B&W would like to secure turnkey contracts with utilities to manufacture and install the reactors, says Christofer Mowry, president and chief executive officer of the new Lynchburg, Va.-based division of Babcock & Wilcox, B&W Modular Nuclear Energy LLC.

Four reactors combine for 500 MW.
Photo: The Babcock & Wilcox Co.
Four reactors combine for 500 MW.

An array of the 15-ft-dia x 75-ft-tall modules could create small and mid-sized nuclear plants. The B&W-designed reactor, dubbed mPower, will be a passively safe advanced light-water reactor with an underground containment structure. The design will include a fuel pond large enough to store all fuel used during the unit’s 60-year lifetime. The units have a five-year fuel cycle.
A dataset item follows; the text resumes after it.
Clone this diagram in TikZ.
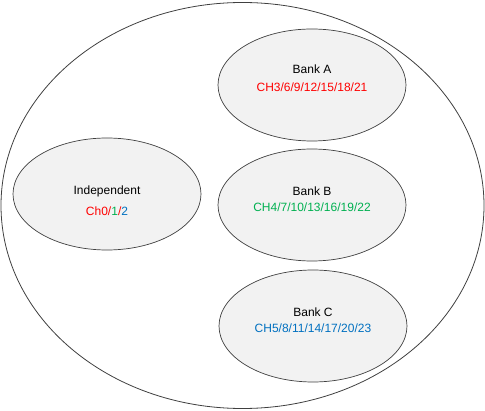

B&W for years has built small nuclear powerplants for ships and submarines. It now joins Shaw Group, Baton Rouge; Nu­Scale Power, Corvallis, Ore.; GE Nuclear, Wilmington, N.C.; Westinghouse Electric Co., Monroeville, Pa.; Hyperion Power Generation Inc., Santa Fe, N.M., and Japan-based Toshiba and Hitachi, all of which have told the Nuclear Regulatory Commission they intend to develop small-scale units.

Mowry would not give costs for B&W units but says the high cost of nuclear licensing will be offset by lower costs of being able to control the construction of the reactors within the company’s facilities. Because the reactor is smaller, B&W can manufacture all components of its nuclear steam-supply system, including forgings for the reactor, he says.

B&W has a memorandum of understanding with the Tennessee Valley Authority and a consortium of regional municipal and cooperative utilities to explore construction of a fleet of mPower reactors. The company plans to file for design certification with NRC in 2011. The first reactors could be on line by 2018.

There is a lot of potential for such smaller units because they would be more affordable and financing would be easier to secure, says Tom Kauffman, a spokesman for the Nuclear Energy Institute.